A verbatim copy of the records is required, with all pictures left out.

___ Source material

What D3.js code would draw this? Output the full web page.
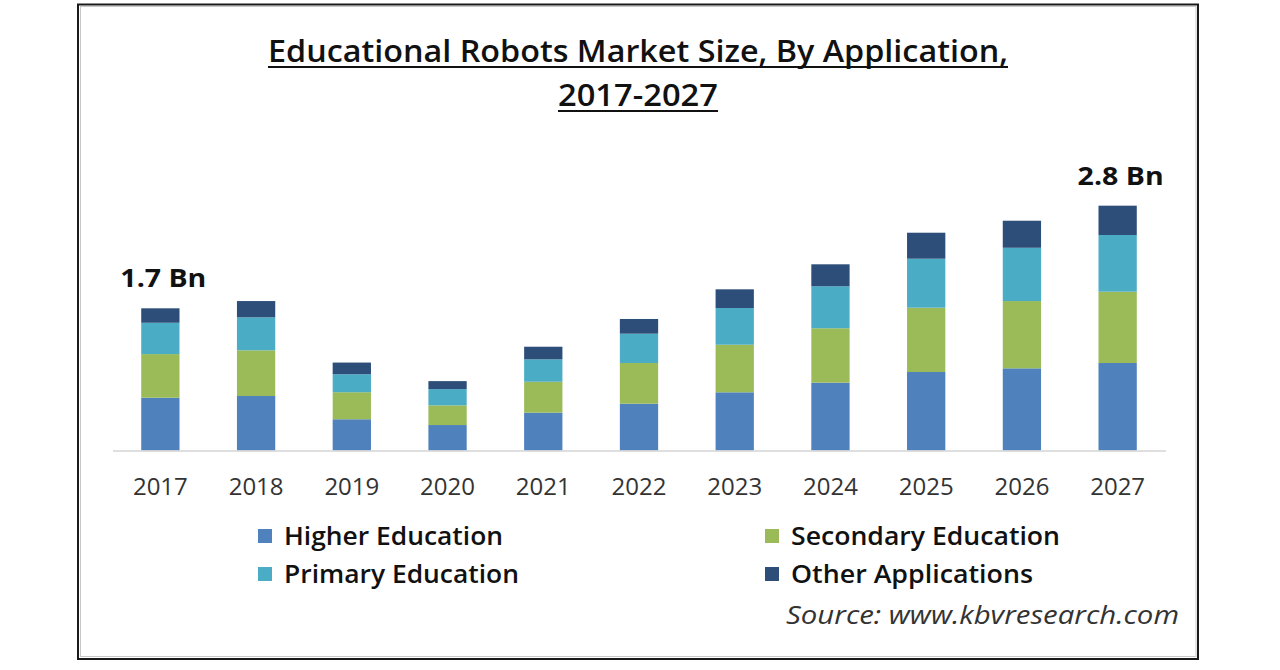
<!DOCTYPE html>
<html lang="en">
<head>
  <meta charset="UTF-8">
  <title>Educational Robots Market Size</title>
  <script src="https://cdn.jsdelivr.net/npm/d3@7"></script>
  <style>
    body{
      margin:0; padding:0;
      background-color:#fff;
    }
    text{
      font-family:"Open Sans","Noto Sans",sans-serif;
    }
    .title{
      font-weight:600;
      font-size:30px;
      fill:#111;
    }
    .xAxis text{
      font-size:24px;
      fill:#333;
    }
    .xAxis path{
      stroke:#d4d4d4;
      stroke-width:1.5;
    }
    .legend text{
      font-weight:600;
      font-size:26px;
      fill:#111;
    }
    .total{
      font-weight:700;
      font-size:25px;
      fill:#111;
    }
    .source{
      font-style:italic;
      font-size:26px;
      fill:#333;
    }
  </style>
</head>
<body>
<div id="chart"></div>
<script>

let years=["2017","2018","2019","2020","2021","2022","2023","2024","2025","2026","2027"];

// USD Bn
let higherEducation   =[0.603,0.623,0.357,0.291,0.432,0.535,0.665,0.775,0.897,0.939,1.000];
let secondaryEducation=[0.499,0.522,0.309,0.225,0.354,0.465,0.544,0.622,0.735,0.769,0.815];
let primaryEducation  =[0.358,0.377,0.206,0.186,0.256,0.335,0.419,0.480,0.560,0.609,0.648];
let otherApplications =[0.165,0.186,0.133,0.091,0.144,0.168,0.214,0.251,0.297,0.309,0.335];

let seriesNames=["Higher Education","Secondary Education","Primary Education","Other Applications"];
let seriesColors=["#4f81bd","#9bbb59","#4bacc6","#2d4e78"];

let totalLabels=[{year:"2017",text:"1.7 Bn"},{year:"2027",text:"2.8 Bn"}];

let width=1280, height=670;

let svg=d3.select("#chart").append("svg")
    .attr("width",width)
    .attr("height",height);

// frame
svg.append("rect")
    .attr("x",78).attr("y",4.5)
    .attr("width",1120).attr("height",654.5)
    .attr("fill","#fff")
    .attr("stroke","#1a1a1a")
    .attr("stroke-width",2);
svg.append("rect")
    .attr("x",80.5).attr("y",6.5)
    .attr("width",1115.5).attr("height",650)
    .attr("fill","none")
    .attr("stroke","#c8c8c8")
    .attr("stroke-width",1);

// title, underlined
let titleLines=[
  {text:"Educational Robots Market Size, By Application,",y:62,len:740},
  {text:"2017-2027",y:106,len:160}
];
titleLines.forEach(function(t){
  svg.append("text").attr("class","title")
      .attr("x",638).attr("y",t.y)
      .attr("text-anchor","middle")
      .attr("textLength",t.len).attr("lengthAdjust","spacingAndGlyphs")
      .text(t.text);
  svg.append("line")
      .attr("x1",638-t.len/2).attr("x2",638+t.len/2)
      .attr("y1",t.y+5).attr("y2",t.y+5)
      .attr("stroke","#111").attr("stroke-width",2);
});

let data=years.map(function(y,i){
  return {year:y,
    "Higher Education":higherEducation[i],
    "Secondary Education":secondaryEducation[i],
    "Primary Education":primaryEducation[i],
    "Other Applications":otherApplications[i]};
});

let x=d3.scaleBand().domain(years).range([112.5,1165.5]).paddingInner(0.6).paddingOuter(0.3);
let y=d3.scaleLinear().domain([0,3.5]).range([450.5,144.25]);

let stack=d3.stack().keys(seriesNames)(data);

svg.append("g").selectAll("g")
  .data(stack)
  .join("g")
    .attr("fill",function(d,i){ return seriesColors[i]; })
  .selectAll("rect")
  .data(function(d){ return d; })
  .join("rect")
    .attr("x",function(d){ return x(d.data.year); })
    .attr("y",function(d){ return y(d[1]); })
    .attr("width",x.bandwidth())
    .attr("height",function(d){ return y(d[0])-y(d[1]); });

let xAxis=svg.append("g").attr("class","xAxis")
    .attr("transform","translate(0,"+y(0)+")")
    .call(d3.axisBottom(x).tickSize(0).tickPadding(27).tickSizeOuter(0));
xAxis.selectAll("text").attr("dy","0.71em");

// totals over first and last bars
let totals=years.map(function(y,i){
  return higherEducation[i]+secondaryEducation[i]+primaryEducation[i]+otherApplications[i];
});
svg.selectAll(".total")
  .data(totalLabels)
  .join("text").attr("class","total")
    .attr("x",function(d){ return x(d.year)+x.bandwidth()/2+3; })
    .attr("y",function(d){ return y(totals[years.indexOf(d.year)])-21; })
    .attr("text-anchor","middle")
    .attr("textLength",86).attr("lengthAdjust","spacingAndGlyphs")
    .text(function(d){ return d.text; });

// legend
let legendPos=[
  {x:258,y:545,len:219},
  {x:765,y:545,len:269},
  {x:258,y:583,len:235},
  {x:765,y:583,len:242}
];
let legend=svg.append("g").attr("class","legend");
seriesNames.forEach(function(name,i){
  let p=legendPos[i];
  legend.append("rect")
      .attr("x",p.x).attr("y",p.y-16)
      .attr("width",14).attr("height",14)
      .attr("fill",seriesColors[i]);
  legend.append("text")
      .attr("x",p.x+26).attr("y",p.y)
      .attr("textLength",p.len).attr("lengthAdjust","spacingAndGlyphs")
      .text(name);
});

svg.append("text").attr("class","source")
    .attr("x",1179).attr("y",624)
    .attr("text-anchor","end")
    .attr("textLength",393).attr("lengthAdjust","spacingAndGlyphs")
    .text("Source: www.kbvresearch.com");

</script>
</body>
</html>
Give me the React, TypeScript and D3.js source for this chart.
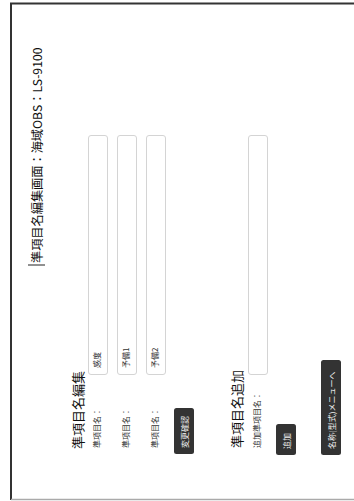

______

Correct answer
What D3.js code would draw this? Output the full web page.
<!DOCTYPE html>
<html lang="en">
<head>
  <meta charset="UTF-8">
  <title>Educational Robots Market Size</title>
  <script src="https://cdn.jsdelivr.net/npm/d3@7"></script>
  <style>
    body{
      margin:0; padding:0;
      background-color:#fff;
    }
    text{
      font-family:"Open Sans","Noto Sans",sans-serif;
    }
    .title{
      font-weight:600;
      font-size:30px;
      fill:#111;
    }
    .xAxis text{
      font-size:24px;
      fill:#333;
    }
    .xAxis path{
      stroke:#d4d4d4;
      stroke-width:1.5;
    }
    .legend text{
      font-weight:600;
      font-size:26px;
      fill:#111;
    }
    .total{
      font-weight:700;
      font-size:25px;
      fill:#111;
    }
    .source{
      font-style:italic;
      font-size:26px;
      fill:#333;
    }
  </style>
</head>
<body>
<div id="chart"></div>
<script>

let years=["2017","2018","2019","2020","2021","2022","2023","2024","2025","2026","2027"];

// USD Bn
let higherEducation   =[0.603,0.623,0.357,0.291,0.432,0.535,0.665,0.775,0.897,0.939,1.000];
let secondaryEducation=[0.499,0.522,0.309,0.225,0.354,0.465,0.544,0.622,0.735,0.769,0.815];
let primaryEducation  =[0.358,0.377,0.206,0.186,0.256,0.335,0.419,0.480,0.560,0.609,0.648];
let otherApplications =[0.165,0.186,0.133,0.091,0.144,0.168,0.214,0.251,0.297,0.309,0.335];

let seriesNames=["Higher Education","Secondary Education","Primary Education","Other Applications"];
let seriesColors=["#4f81bd","#9bbb59","#4bacc6","#2d4e78"];

let totalLabels=[{year:"2017",text:"1.7 Bn"},{year:"2027",text:"2.8 Bn"}];

let width=1280, height=670;

let svg=d3.select("#chart").append("svg")
    .attr("width",width)
    .attr("height",height);

// frame
svg.append("rect")
    .attr("x",78).attr("y",4.5)
    .attr("width",1120).attr("height",654.5)
    .attr("fill","#fff")
    .attr("stroke","#1a1a1a")
    .attr("stroke-width",2);
svg.append("rect")
    .attr("x",80.5).attr("y",6.5)
    .attr("width",1115.5).attr("height",650)
    .attr("fill","none")
    .attr("stroke","#c8c8c8")
    .attr("stroke-width",1);

// title, underlined
let titleLines=[
  {text:"Educational Robots Market Size, By Application,",y:62,len:740},
  {text:"2017-2027",y:106,len:160}
];
titleLines.forEach(function(t){
  svg.append("text").attr("class","title")
      .attr("x",638).attr("y",t.y)
      .attr("text-anchor","middle")
      .attr("textLength",t.len).attr("lengthAdjust","spacingAndGlyphs")
      .text(t.text);
  svg.append("line")
      .attr("x1",638-t.len/2).attr("x2",638+t.len/2)
      .attr("y1",t.y+5).attr("y2",t.y+5)
      .attr("stroke","#111").attr("stroke-width",2);
});

let data=years.map(function(y,i){
  return {year:y,
    "Higher Education":higherEducation[i],
    "Secondary Education":secondaryEducation[i],
    "Primary Education":primaryEducation[i],
    "Other Applications":otherApplications[i]};
});

let x=d3.scaleBand().domain(years).range([112.5,1165.5]).paddingInner(0.6).paddingOuter(0.3);
let y=d3.scaleLinear().domain([0,3.5]).range([450.5,144.25]);

let stack=d3.stack().keys(seriesNames)(data);

svg.append("g").selectAll("g")
  .data(stack)
  .join("g")
    .attr("fill",function(d,i){ return seriesColors[i]; })
  .selectAll("rect")
  .data(function(d){ return d; })
  .join("rect")
    .attr("x",function(d){ return x(d.data.year); })
    .attr("y",function(d){ return y(d[1]); })
    .attr("width",x.bandwidth())
    .attr("height",function(d){ return y(d[0])-y(d[1]); });

let xAxis=svg.append("g").attr("class","xAxis")
    .attr("transform","translate(0,"+y(0)+")")
    .call(d3.axisBottom(x).tickSize(0).tickPadding(27).tickSizeOuter(0));
xAxis.selectAll("text").attr("dy","0.71em");

// totals over first and last bars
let totals=years.map(function(y,i){
  return higherEducation[i]+secondaryEducation[i]+primaryEducation[i]+otherApplications[i];
});
svg.selectAll(".total")
  .data(totalLabels)
  .join("text").attr("class","total")
    .attr("x",function(d){ return x(d.year)+x.bandwidth()/2+3; })
    .attr("y",function(d){ return y(totals[years.indexOf(d.year)])-21; })
    .attr("text-anchor","middle")
    .attr("textLength",86).attr("lengthAdjust","spacingAndGlyphs")
    .text(function(d){ return d.text; });

// legend
let legendPos=[
  {x:258,y:545,len:219},
  {x:765,y:545,len:269},
  {x:258,y:583,len:235},
  {x:765,y:583,len:242}
];
let legend=svg.append("g").attr("class","legend");
seriesNames.forEach(function(name,i){
  let p=legendPos[i];
  legend.append("rect")
      .attr("x",p.x).attr("y",p.y-16)
      .attr("width",14).attr("height",14)
      .attr("fill",seriesColors[i]);
  legend.append("text")
      .attr("x",p.x+26).attr("y",p.y)
      .attr("textLength",p.len).attr("lengthAdjust","spacingAndGlyphs")
      .text(name);
});

svg.append("text").attr("class","source")
    .attr("x",1179).attr("y",624)
    .attr("text-anchor","end")
    .attr("textLength",393).attr("lengthAdjust","spacingAndGlyphs")
    .text("Source: www.kbvresearch.com");

</script>
</body>
</html>
Give me the React, TypeScript and D3.js source for this chart.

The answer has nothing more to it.